_Exercise data:_
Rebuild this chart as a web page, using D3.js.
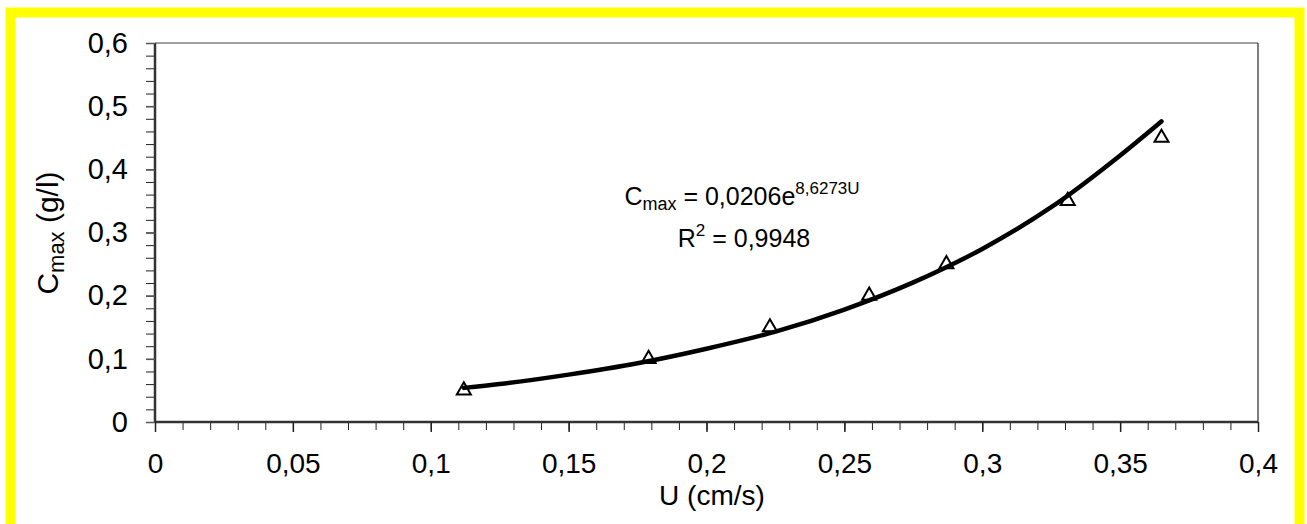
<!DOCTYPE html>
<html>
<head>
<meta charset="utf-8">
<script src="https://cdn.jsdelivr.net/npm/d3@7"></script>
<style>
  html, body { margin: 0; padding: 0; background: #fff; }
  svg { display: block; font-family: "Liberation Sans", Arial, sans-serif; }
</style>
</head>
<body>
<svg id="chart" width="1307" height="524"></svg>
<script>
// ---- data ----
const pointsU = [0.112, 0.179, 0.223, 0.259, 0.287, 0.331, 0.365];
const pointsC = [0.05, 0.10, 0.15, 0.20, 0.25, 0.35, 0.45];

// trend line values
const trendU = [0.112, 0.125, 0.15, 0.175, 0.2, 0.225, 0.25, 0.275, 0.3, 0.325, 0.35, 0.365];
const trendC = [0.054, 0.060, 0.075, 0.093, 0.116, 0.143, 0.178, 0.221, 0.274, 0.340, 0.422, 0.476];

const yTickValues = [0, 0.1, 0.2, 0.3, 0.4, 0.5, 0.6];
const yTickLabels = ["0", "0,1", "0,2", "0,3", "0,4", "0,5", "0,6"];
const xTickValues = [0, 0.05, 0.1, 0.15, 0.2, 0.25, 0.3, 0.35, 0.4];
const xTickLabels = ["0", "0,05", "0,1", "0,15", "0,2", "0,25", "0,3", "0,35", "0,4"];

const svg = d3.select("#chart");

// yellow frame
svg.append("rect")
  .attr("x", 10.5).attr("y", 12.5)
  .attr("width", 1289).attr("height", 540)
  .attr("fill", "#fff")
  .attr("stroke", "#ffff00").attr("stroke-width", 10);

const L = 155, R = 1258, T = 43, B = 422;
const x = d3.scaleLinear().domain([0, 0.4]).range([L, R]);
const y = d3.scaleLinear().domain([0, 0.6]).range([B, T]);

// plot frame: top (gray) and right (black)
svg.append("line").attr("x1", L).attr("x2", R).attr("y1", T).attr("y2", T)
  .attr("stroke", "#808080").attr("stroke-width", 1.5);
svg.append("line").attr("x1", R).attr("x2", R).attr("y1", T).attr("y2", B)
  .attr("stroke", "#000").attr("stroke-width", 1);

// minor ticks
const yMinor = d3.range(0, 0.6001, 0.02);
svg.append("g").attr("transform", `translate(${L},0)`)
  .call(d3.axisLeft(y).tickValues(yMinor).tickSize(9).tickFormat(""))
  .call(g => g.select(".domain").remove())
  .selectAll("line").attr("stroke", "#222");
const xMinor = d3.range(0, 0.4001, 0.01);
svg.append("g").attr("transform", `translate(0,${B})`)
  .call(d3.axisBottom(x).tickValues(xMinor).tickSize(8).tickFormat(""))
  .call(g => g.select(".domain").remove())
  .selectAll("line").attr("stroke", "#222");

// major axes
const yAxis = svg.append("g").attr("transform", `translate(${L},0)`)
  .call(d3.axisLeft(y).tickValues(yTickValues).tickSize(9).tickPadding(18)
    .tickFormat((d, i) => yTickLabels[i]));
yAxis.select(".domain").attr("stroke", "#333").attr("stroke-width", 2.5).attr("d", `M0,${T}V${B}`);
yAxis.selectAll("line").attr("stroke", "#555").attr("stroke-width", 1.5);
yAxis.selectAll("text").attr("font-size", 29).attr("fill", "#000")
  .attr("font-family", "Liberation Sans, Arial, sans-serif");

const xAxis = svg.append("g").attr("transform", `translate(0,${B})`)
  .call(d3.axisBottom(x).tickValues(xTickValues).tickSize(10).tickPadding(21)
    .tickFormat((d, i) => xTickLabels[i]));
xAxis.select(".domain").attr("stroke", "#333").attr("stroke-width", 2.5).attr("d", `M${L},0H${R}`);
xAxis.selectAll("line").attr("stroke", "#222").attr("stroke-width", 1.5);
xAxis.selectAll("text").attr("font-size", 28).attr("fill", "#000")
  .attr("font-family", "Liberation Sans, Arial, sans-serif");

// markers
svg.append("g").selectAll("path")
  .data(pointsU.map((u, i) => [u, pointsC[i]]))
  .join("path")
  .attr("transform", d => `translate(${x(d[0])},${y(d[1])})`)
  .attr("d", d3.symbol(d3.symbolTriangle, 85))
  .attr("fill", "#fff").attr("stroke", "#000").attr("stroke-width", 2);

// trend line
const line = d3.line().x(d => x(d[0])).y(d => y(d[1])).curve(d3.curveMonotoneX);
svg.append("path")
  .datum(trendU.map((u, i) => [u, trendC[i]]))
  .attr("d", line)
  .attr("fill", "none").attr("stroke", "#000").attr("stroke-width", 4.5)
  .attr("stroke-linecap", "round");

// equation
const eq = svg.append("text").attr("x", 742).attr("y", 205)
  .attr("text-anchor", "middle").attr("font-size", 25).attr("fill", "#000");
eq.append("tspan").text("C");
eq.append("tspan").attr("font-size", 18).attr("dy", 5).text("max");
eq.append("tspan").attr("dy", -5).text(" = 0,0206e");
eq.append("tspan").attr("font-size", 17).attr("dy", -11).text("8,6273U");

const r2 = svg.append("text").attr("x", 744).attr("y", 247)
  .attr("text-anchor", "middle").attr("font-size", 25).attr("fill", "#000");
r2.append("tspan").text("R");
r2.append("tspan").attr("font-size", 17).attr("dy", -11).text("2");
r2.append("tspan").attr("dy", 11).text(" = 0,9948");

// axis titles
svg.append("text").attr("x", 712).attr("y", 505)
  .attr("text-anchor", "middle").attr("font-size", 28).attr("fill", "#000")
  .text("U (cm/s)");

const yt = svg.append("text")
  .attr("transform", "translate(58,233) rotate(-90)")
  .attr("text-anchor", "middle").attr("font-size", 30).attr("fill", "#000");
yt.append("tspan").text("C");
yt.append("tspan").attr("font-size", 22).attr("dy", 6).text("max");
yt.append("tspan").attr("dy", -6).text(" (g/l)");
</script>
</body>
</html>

---

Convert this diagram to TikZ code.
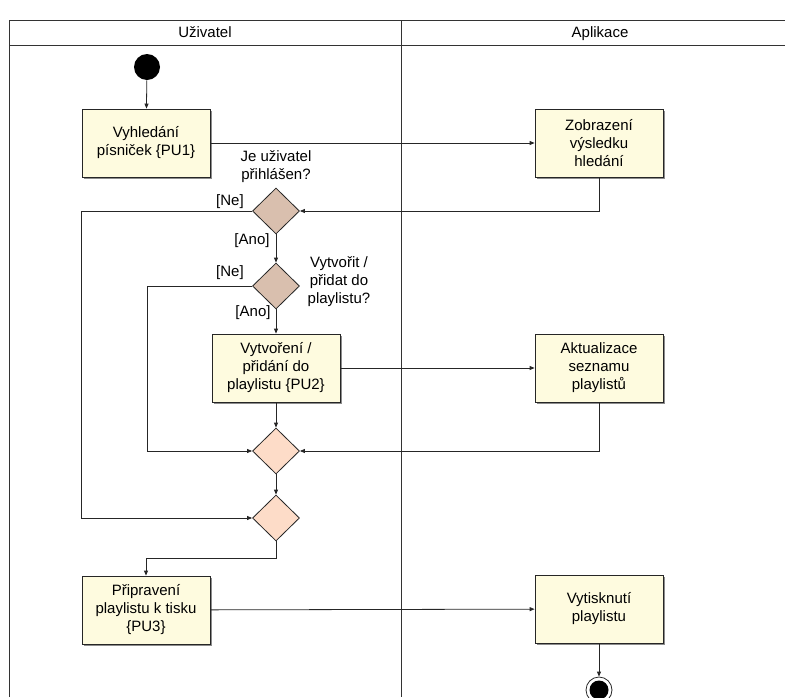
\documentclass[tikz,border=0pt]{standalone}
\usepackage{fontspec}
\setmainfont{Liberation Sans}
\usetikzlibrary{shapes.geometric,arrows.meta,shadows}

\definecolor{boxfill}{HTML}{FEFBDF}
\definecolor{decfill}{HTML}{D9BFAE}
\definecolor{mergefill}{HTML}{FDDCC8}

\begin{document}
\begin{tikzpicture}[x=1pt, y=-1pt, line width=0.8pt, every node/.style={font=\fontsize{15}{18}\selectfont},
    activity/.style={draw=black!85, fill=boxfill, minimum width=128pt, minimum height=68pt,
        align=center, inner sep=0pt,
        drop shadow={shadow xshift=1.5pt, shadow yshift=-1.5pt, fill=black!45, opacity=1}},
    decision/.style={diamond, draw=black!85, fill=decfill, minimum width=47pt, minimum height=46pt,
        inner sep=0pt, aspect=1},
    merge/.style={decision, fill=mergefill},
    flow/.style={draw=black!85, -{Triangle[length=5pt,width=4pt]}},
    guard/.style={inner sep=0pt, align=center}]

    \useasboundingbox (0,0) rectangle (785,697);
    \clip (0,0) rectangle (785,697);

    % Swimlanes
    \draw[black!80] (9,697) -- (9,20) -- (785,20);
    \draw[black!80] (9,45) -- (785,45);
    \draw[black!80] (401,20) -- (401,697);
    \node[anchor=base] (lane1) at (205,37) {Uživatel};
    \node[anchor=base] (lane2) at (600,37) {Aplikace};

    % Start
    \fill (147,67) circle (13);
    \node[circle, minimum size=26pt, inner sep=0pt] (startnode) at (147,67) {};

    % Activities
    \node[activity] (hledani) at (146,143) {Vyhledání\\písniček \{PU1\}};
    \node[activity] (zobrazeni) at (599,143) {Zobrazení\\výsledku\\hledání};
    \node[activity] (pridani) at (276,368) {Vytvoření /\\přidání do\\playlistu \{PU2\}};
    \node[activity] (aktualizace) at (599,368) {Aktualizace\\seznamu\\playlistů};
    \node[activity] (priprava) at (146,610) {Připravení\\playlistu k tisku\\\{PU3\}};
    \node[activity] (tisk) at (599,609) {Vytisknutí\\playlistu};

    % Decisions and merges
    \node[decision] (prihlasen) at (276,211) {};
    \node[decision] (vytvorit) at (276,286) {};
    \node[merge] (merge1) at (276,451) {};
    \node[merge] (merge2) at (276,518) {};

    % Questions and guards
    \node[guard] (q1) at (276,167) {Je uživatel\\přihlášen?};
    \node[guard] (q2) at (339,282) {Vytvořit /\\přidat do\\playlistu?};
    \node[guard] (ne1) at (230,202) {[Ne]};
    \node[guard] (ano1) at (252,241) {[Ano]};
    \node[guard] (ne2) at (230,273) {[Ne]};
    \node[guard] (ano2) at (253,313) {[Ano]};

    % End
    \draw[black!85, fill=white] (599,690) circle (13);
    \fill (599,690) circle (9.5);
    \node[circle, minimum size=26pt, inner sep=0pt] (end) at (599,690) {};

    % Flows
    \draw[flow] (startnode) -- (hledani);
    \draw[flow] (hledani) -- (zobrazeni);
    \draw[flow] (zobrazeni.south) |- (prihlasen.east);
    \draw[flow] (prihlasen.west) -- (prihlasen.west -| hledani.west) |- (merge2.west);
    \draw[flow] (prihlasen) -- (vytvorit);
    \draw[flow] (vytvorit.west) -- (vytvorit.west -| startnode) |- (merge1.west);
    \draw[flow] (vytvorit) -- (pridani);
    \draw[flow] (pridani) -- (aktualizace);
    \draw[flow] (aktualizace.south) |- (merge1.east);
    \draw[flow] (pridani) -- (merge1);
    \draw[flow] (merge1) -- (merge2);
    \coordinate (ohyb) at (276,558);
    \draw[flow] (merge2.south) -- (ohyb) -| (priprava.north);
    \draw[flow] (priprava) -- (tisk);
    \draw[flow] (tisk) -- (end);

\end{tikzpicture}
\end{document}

_What the task requires:_
Keep to the lines above from the line with "Rebuild this chart" to the line with "const y = d3.scaleLinear().domain([0, 0.6]).range([B, T]);", and set down exactly those, inclusive, with nothing else and every picture left out.

_Answer to this task:_
Rebuild this chart as a web page, using D3.js.
<!DOCTYPE html>
<html>
<head>
<meta charset="utf-8">
<script src="https://cdn.jsdelivr.net/npm/d3@7"></script>
<style>
  html, body { margin: 0; padding: 0; background: #fff; }
  svg { display: block; font-family: "Liberation Sans", Arial, sans-serif; }
</style>
</head>
<body>
<svg id="chart" width="1307" height="524"></svg>
<script>
// ---- data ----
const pointsU = [0.112, 0.179, 0.223, 0.259, 0.287, 0.331, 0.365];
const pointsC = [0.05, 0.10, 0.15, 0.20, 0.25, 0.35, 0.45];

// trend line values
const trendU = [0.112, 0.125, 0.15, 0.175, 0.2, 0.225, 0.25, 0.275, 0.3, 0.325, 0.35, 0.365];
const trendC = [0.054, 0.060, 0.075, 0.093, 0.116, 0.143, 0.178, 0.221, 0.274, 0.340, 0.422, 0.476];

const yTickValues = [0, 0.1, 0.2, 0.3, 0.4, 0.5, 0.6];
const yTickLabels = ["0", "0,1", "0,2", "0,3", "0,4", "0,5", "0,6"];
const xTickValues = [0, 0.05, 0.1, 0.15, 0.2, 0.25, 0.3, 0.35, 0.4];
const xTickLabels = ["0", "0,05", "0,1", "0,15", "0,2", "0,25", "0,3", "0,35", "0,4"];

const svg = d3.select("#chart");

// yellow frame
svg.append("rect")
  .attr("x", 10.5).attr("y", 12.5)
  .attr("width", 1289).attr("height", 540)
  .attr("fill", "#fff")
  .attr("stroke", "#ffff00").attr("stroke-width", 10);

const L = 155, R = 1258, T = 43, B = 422;
const x = d3.scaleLinear().domain([0, 0.4]).range([L, R]);
const y = d3.scaleLinear().domain([0, 0.6]).range([B, T]);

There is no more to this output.